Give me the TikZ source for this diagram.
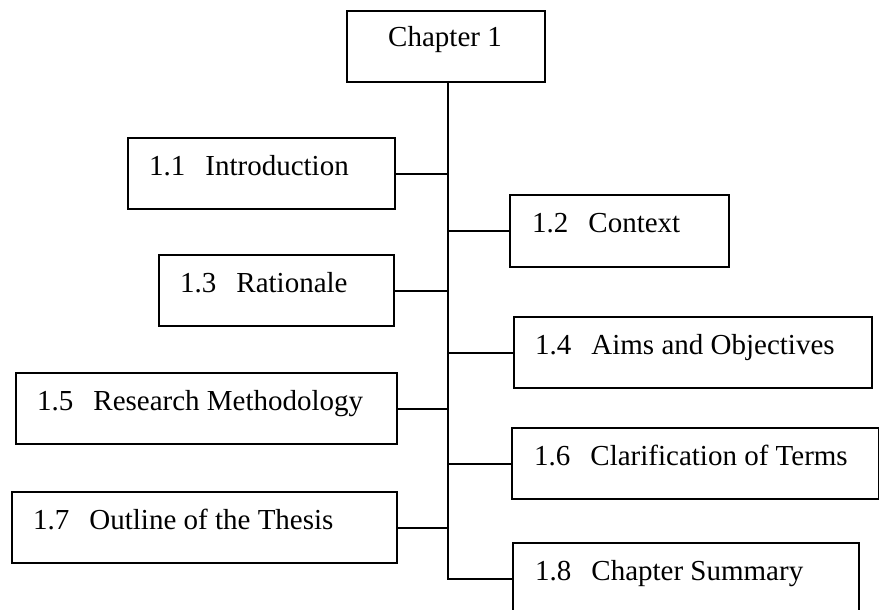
\documentclass[tikz,border=0pt]{standalone}
\usepackage{fontspec}
\setmainfont{Liberation Serif}
\begin{document}
\begin{tikzpicture}[x=1pt,y=-1pt,
  secbox/.style={draw, line width=2pt, rectangle, inner sep=0pt, anchor=north west},
  sectext/.style={anchor=base west, inner sep=0pt, font=\fontsize{29}{34}\selectfont},
  link/.style={line width=2pt}]
\useasboundingbox (0,0) rectangle (879,610);

% chapter heading
\node[secbox, minimum width=198pt, minimum height=71pt] (ch) at (346,10) {};
\node[sectext, anchor=base] (cht) at (445,47) {Chapter 1};

% section boxes
\node[secbox, minimum width=267pt, minimum height=71pt] (s11) at (127,137) {};
\node[secbox, minimum width=219pt, minimum height=72pt] (s12) at (509,194) {};
\node[secbox, minimum width=235pt, minimum height=71pt] (s13) at (158,254) {};
\node[secbox, minimum width=358pt, minimum height=71pt] (s14) at (513,316) {};
\node[secbox, minimum width=381pt, minimum height=71pt] (s15) at (15,372) {};
\node[secbox, minimum width=367pt, minimum height=71pt] (s16) at (511,427) {};
\node[secbox, minimum width=385pt, minimum height=71pt] (s17) at (11,491) {};
\node[secbox, minimum width=346pt, minimum height=71pt] (s18) at (512,542) {};

% section titles
\node[sectext] (t11) at (149,175) {1.1\hspace{20pt}Introduction};
\node[sectext] (t12) at (532,232) {1.2\hspace{20pt}Context};
\node[sectext] (t13) at (180,292) {1.3\hspace{20pt}Rationale};
\node[sectext] (t14) at (535,354) {1.4\hspace{20pt}Aims and Objectives};
\node[sectext] (t15) at (37,410) {1.5\hspace{20pt}Research Methodology};
\node[sectext] (t16) at (534,465) {1.6\hspace{20pt}Clarification of Terms};
\node[sectext] (t17) at (33,529) {1.7\hspace{20pt}Outline of the Thesis};
\node[sectext] (t18) at (535,580) {1.8\hspace{20pt}Chapter Summary};

% spine
\coordinate (spine) at (448,81);
\coordinate (spineEnd) at (spine |- s18.west);
\draw[link] (spine) -- (spineEnd) -- (s18.west);

% branches
\foreach \s in {s11,s13,s15,s17}
  \draw[link] (\s.east) -- (\s.east -| spine);
\foreach \s in {s12,s14,s16}
  \draw[link] (\s.west) -- (\s.west -| spine);
\end{tikzpicture}
\end{document}
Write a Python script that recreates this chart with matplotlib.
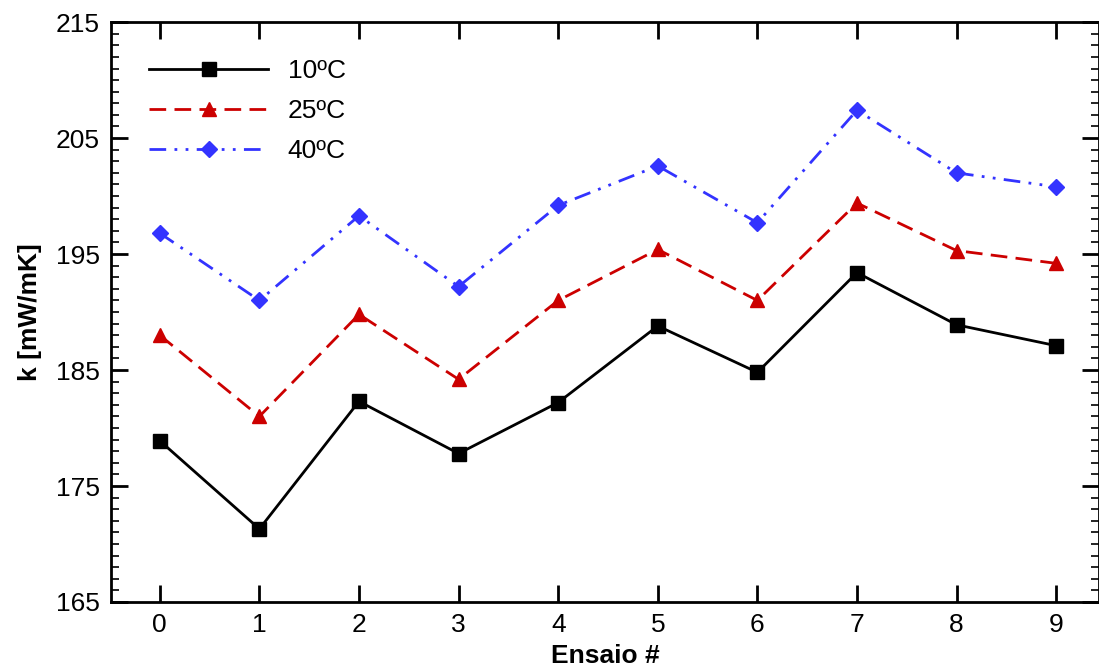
import matplotlib.pyplot as plt
from matplotlib.ticker import MultipleLocator

plt.rcParams['font.family'] = ['Liberation Sans', 'DejaVu Sans']

ensaio = [0, 1, 2, 3, 4, 5, 6, 7, 8, 9]
k_10 = [178.9, 171.3, 182.3, 177.8, 182.2, 188.8, 184.8, 193.4, 188.9, 187.1]
k_25 = [188.0, 181.0, 189.8, 184.2, 191.0, 195.4, 191.0, 199.4, 195.3, 194.2]
k_40 = [196.8, 191.0, 198.3, 192.2, 199.2, 202.6, 197.7, 207.4, 202.0, 200.8]
y_ticks = [165, 175, 185, 195, 205, 215]

fig = plt.figure(figsize=(10.99, 6.70), dpi=100)
ax = fig.add_axes([0.101, 0.1015, 0.899, 0.8655])

ax.plot(ensaio, k_10, color='black', lw=2, marker='s', ms=10, label='10ºC')
ax.plot(ensaio, k_25, color='#cc0000', lw=2, ls=(0, (6, 3)), marker='^', ms=10, label='25ºC')
ax.plot(ensaio, k_40, color='#3333ff', lw=2, ls=(0, (6, 3, 1, 3, 1, 3)), marker='D', ms=8, label='40ºC')

ax.set_xlim(-0.49, 9.43)
ax.set_ylim(165, 215)
ax.set_xticks(ensaio)
ax.set_yticks(y_ticks)
ax.yaxis.set_minor_locator(MultipleLocator(1))

ax.tick_params(which='both', direction='in', top=True, right=True, labelsize=19, width=2)
ax.tick_params(which='major', length=12, pad=8)
ax.tick_params(which='minor', length=6, width=1.2)
ax.tick_params(axis='x', which='minor', top=False, bottom=False)
for s in ax.spines.values():
    s.set_linewidth(2)

ax.set_xlabel('Ensaio #', fontsize=19, fontweight='bold', labelpad=5)
ax.set_ylabel('k [mW/mK]', fontsize=19, fontweight='bold', labelpad=10)

ax.legend(loc='upper left', frameon=False, fontsize=19, handlelength=4.5,
          handletextpad=0.75, labelspacing=0.6, borderaxespad=0.3,
          bbox_to_anchor=(0.02, 0.968))

fig.savefig('out.png', dpi=100)
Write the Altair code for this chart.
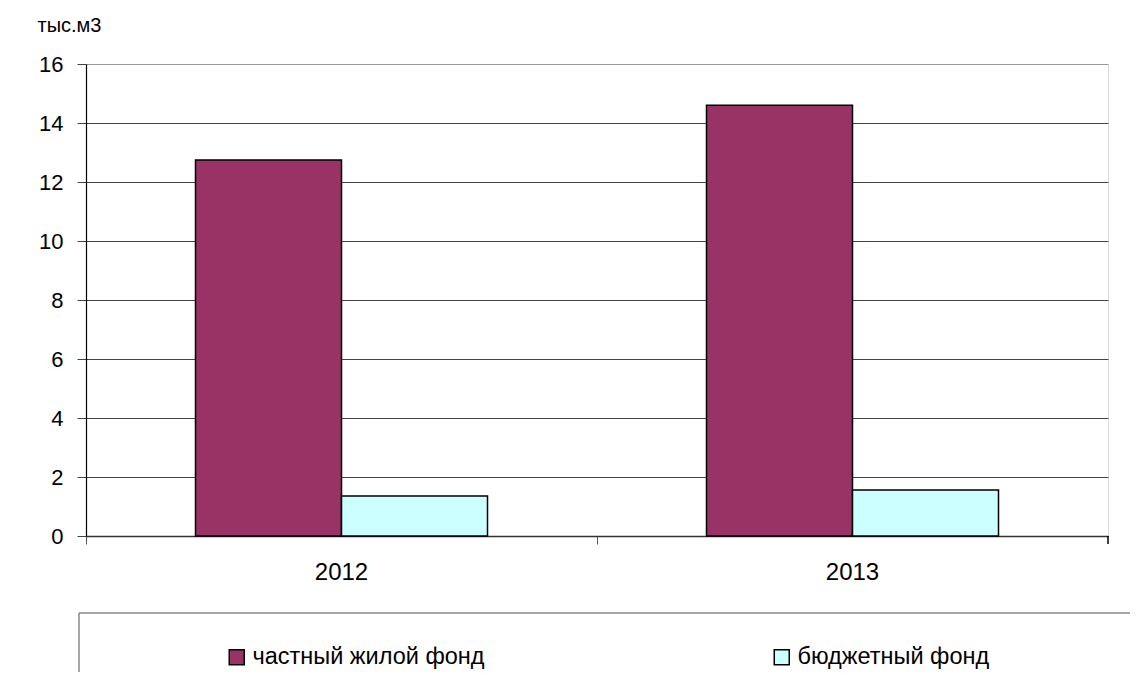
import altair as alt
import pandas as pd

years = ["2012", "2013"]
series = ["частный жилой фонд", "бюджетный фонд"]
private_vals = [12.75, 14.6]
budget_vals = [1.36, 1.56]
y_ticks = [0, 2, 4, 6, 8, 10, 12, 14, 16]
colors = ["#993366", "#CCFFFF"]

rows = []
for i, yr in enumerate(years):
    rows.append({"year": yr, "series": series[0], "value": private_vals[i]})
    rows.append({"year": yr, "series": series[1], "value": budget_vals[i]})
df = pd.DataFrame(rows)

FONT = "Liberation Sans"
W, H = 1022, 472

bars = alt.Chart(df).mark_bar(stroke="black", strokeWidth=1.5).encode(
    x=alt.X("year:N", sort=years, title=None,
            scale=alt.Scale(paddingInner=0, paddingOuter=0),
            axis=alt.Axis(labelAngle=0, bandPosition=0, tickSize=8, tickColor="#555555",
                          domainColor="#333333", domainWidth=1.5, labelPadding=16,
                          labelFontSize=24, labelFont=FONT, labelColor="black")),
    xOffset=alt.XOffset("series:N", sort=series,
                        scale=alt.Scale(paddingOuter=0.75, paddingInner=0)),
    y=alt.Y("value:Q", title="тыс.м3",
            scale=alt.Scale(domain=[0, 16], nice=False),
            axis=alt.Axis(values=y_ticks, grid=True,
                          gridColor={"condition": {"test": "datum.value === 16", "value": "#999999"},
                                     "value": "#444444"},
                          gridWidth=1.2, tickSize=9, tickColor="#444444",
                          domainColor="black", domainWidth=1.2, labelPadding=14,
                          labelFontSize=22, labelFont=FONT, labelColor="black",
                          titleAngle=0, titleX=-49, titleY=-33, titleAlign="left",
                          titleBaseline="alphabetic", titleFontSize=20, titleFont=FONT,
                          titleFontWeight="normal", titleColor="black")),
    color=alt.Color("series:N", sort=series,
                    scale=alt.Scale(domain=series, range=colors),
                    legend=alt.Legend(title=None, orient="none", legendX=139, legendY=581,
                                      direction="horizontal", symbolType="square",
                                      symbolSize=225, symbolStrokeColor="black",
                                      symbolStrokeWidth=1.5, symbolOpacity=1,
                                      labelFontSize=23.5, labelFont=FONT, labelColor="black",
                                      labelLimit=0, labelOffset=4, columnPadding=285)),
)

one = alt.Data(values=[{"k": 1}])

end_tick = alt.Chart(one).mark_rule(color="black", strokeWidth=1.5).encode(
    x=alt.value(W), y=alt.value(H), y2=alt.value(H + 8)
)
legend_top = alt.Chart(one).mark_rule(color="#888888", strokeWidth=1.5).encode(
    x=alt.value(-7), x2=alt.value(W + 40), y=alt.value(549)
)
legend_left = alt.Chart(one).mark_rule(color="#888888", strokeWidth=1.5).encode(
    x=alt.value(-7), y=alt.value(549), y2=alt.value(H + 140)
)

chart = alt.layer(bars, end_tick, legend_top, legend_left).properties(
    width=W, height=H,
    autosize=alt.AutoSizeParams(type="none"),
    padding={"left": 78, "top": 56, "right": 22, "bottom": 136},
).configure_view(stroke="#999999", strokeWidth=2).configure(background="white")

chart.save("out.html", embed_options={"renderer": "svg", "actions": False})
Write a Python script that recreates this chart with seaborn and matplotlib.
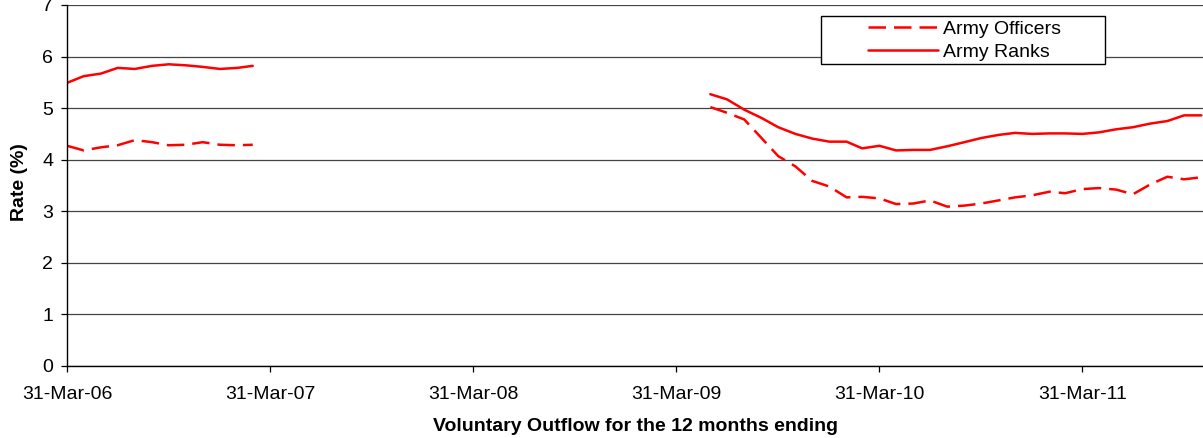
import pandas as pd
import matplotlib.pyplot as plt
import matplotlib.dates as mdates
from matplotlib.patches import Rectangle
import seaborn as sns

# monthly data, 12 months ending on each date
months_a = pd.date_range('2006-03-31', periods=12, freq='ME')
months_b = pd.date_range('2009-05-31', periods=30, freq='ME')

officers_a = [4.27, 4.18, 4.24, 4.28, 4.38, 4.34, 4.28, 4.29, 4.34, 4.29, 4.28, 4.29]
ranks_a = [5.49, 5.62, 5.67, 5.78, 5.76, 5.82, 5.85, 5.83, 5.80, 5.76, 5.78, 5.82]

officers_b = [5.02, 4.91, 4.78, 4.42, 4.07, 3.87, 3.59, 3.48,
              3.27, 3.28, 3.25, 3.14, 3.15, 3.21, 3.09, 3.11, 3.15, 3.21, 3.27, 3.31,
              3.38, 3.35, 3.43, 3.45, 3.42, 3.33, 3.52, 3.67, 3.62, 3.66]
ranks_b = [5.27, 5.17, 4.97, 4.81, 4.63, 4.50, 4.41, 4.35,
           4.35, 4.22, 4.27, 4.18, 4.19, 4.19, 4.26, 4.34, 4.42, 4.48, 4.52, 4.50,
           4.51, 4.51, 4.50, 4.53, 4.59, 4.63, 4.70, 4.75, 4.86, 4.86]

series_names = ['Army Officers', 'Army Ranks']
tick_dates = pd.to_datetime(['2006-03-31', '2007-03-31', '2008-03-31',
                             '2009-03-31', '2010-03-31', '2011-03-31'])

parts = []
for name, seg, dates, vals in [
        ('Army Officers', 'off_a', months_a, officers_a),
        ('Army Officers', 'off_b', months_b, officers_b),
        ('Army Ranks', 'rnk_a', months_a, ranks_a),
        ('Army Ranks', 'rnk_b', months_b, ranks_b)]:
    parts.append(pd.DataFrame({'date': dates, 'rate': vals,
                               'series': name, 'segment': seg}))
df = pd.concat(parts, ignore_index=True)

sns.set_style('white')
plt.rcParams['font.family'] = ['Liberation Sans', 'DejaVu Sans']
plt.rcParams['text.color'] = 'black'
plt.rcParams['axes.labelcolor'] = 'black'

fig = plt.figure(figsize=(12.03, 4.38), dpi=100)
ax = fig.add_axes([0.0557, 0.1644, 1 - 0.0557, 0.9886 - 0.1644])

sns.lineplot(data=df, x='date', y='rate', style='series', units='segment',
             estimator=None, style_order=series_names,
             dashes={'Army Officers': (7, 3.2), 'Army Ranks': ''},
             color='#ff0000', linewidth=1.8, ax=ax)

ax.set_ylim(0, 7)
ax.set_yticks(range(0, 8))
ax.set_xlim(pd.Timestamp('2006-03-31'), pd.Timestamp('2011-11-03'))
ax.set_xticks(tick_dates)
ax.xaxis.set_major_formatter(mdates.DateFormatter('%d-%b-%y'))

ax.grid(axis='y', color='#444444', linewidth=0.9)
ax.grid(axis='x', visible=False)
for s in ['top', 'right']:
    ax.spines[s].set_visible(False)
for s in ['left', 'bottom']:
    ax.spines[s].set_color('black')
    ax.spines[s].set_linewidth(1.0)

ax.tick_params(axis='both', direction='out', length=4.5, width=0.9,
               color='black', labelsize=14, labelcolor='black',
               left=True, bottom=True)
ax.tick_params(axis='y', pad=5.5)
ax.tick_params(axis='x', pad=10)

ax.set_xlabel('Voluntary Outflow for the 12 months ending',
              fontsize=14, fontweight='bold', labelpad=11)
ax.set_ylabel('Rate (%)', fontsize=14, fontweight='bold')
ax.yaxis.set_label_coords(-0.034, 0.51)

# legend box
ax.add_patch(Rectangle((0.6637, 0.8357), 0.25, 0.1347, transform=ax.transAxes,
                       facecolor='white', edgecolor='black', linewidth=1.0,
                       zorder=4))
sns.move_legend(ax, 'center left', bbox_to_anchor=(0.6963, 0.9017),
                frameon=False, title=None, fontsize=14, handlelength=3.6,
                handletextpad=0.26, borderpad=0, labelspacing=0.3)
ax.get_legend().set_zorder(5)

fig.savefig('out.png', dpi=100)
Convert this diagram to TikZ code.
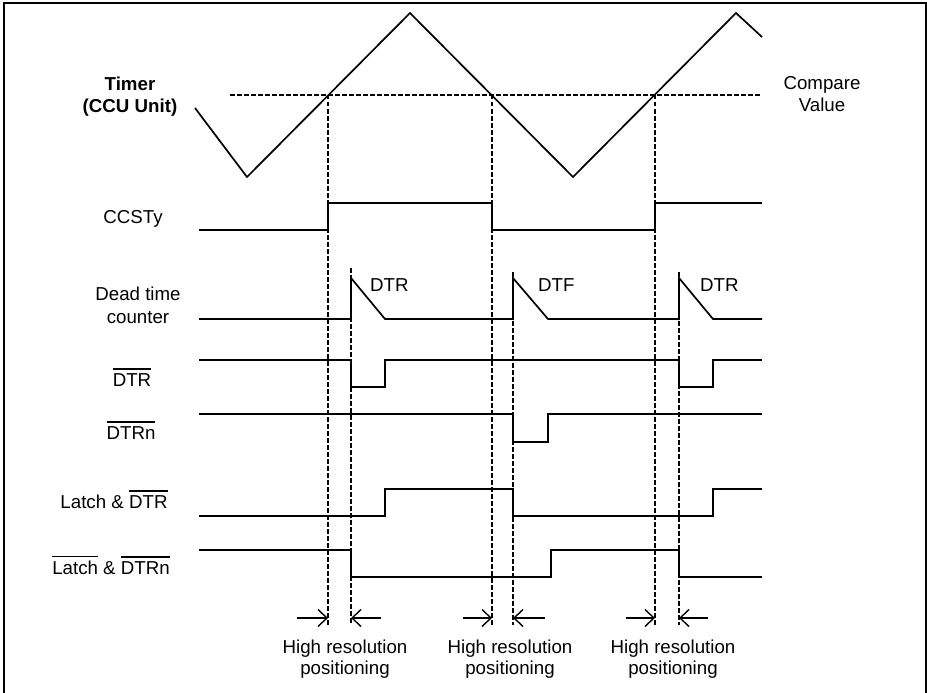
---*---
▶ _REQUIRED WORK_: Please return, exactly as written, the lines from the first line of the records above through the line containing "minimum width=346pt, minimum", both included, leaving out any pictures.

▶ _RESULT OF THIS EXERCISE_:
Give me the TikZ source for this diagram.
\documentclass[tikz,border=0pt]{standalone}
\usepackage{fontspec}
\setmainfont{Liberation Serif}
\begin{document}
\begin{tikzpicture}[x=1pt,y=-1pt,
  secbox/.style={draw, line width=2pt, rectangle, inner sep=0pt, anchor=north west},
  sectext/.style={anchor=base west, inner sep=0pt, font=\fontsize{29}{34}\selectfont},
  link/.style={line width=2pt}]
\useasboundingbox (0,0) rectangle (879,610);

% chapter heading
\node[secbox, minimum width=198pt, minimum height=71pt] (ch) at (346,10) {};
\node[sectext, anchor=base] (cht) at (445,47) {Chapter 1};

% section boxes
\node[secbox, minimum width=267pt, minimum height=71pt] (s11) at (127,137) {};
\node[secbox, minimum width=219pt, minimum height=72pt] (s12) at (509,194) {};
\node[secbox, minimum width=235pt, minimum height=71pt] (s13) at (158,254) {};
\node[secbox, minimum width=358pt, minimum height=71pt] (s14) at (513,316) {};
\node[secbox, minimum width=381pt, minimum height=71pt] (s15) at (15,372) {};
\node[secbox, minimum width=367pt, minimum height=71pt] (s16) at (511,427) {};
\node[secbox, minimum width=385pt, minimum height=71pt] (s17) at (11,491) {};
\node[secbox, minimum width=346pt, minimum height=71pt] (s18) at (512,542) {};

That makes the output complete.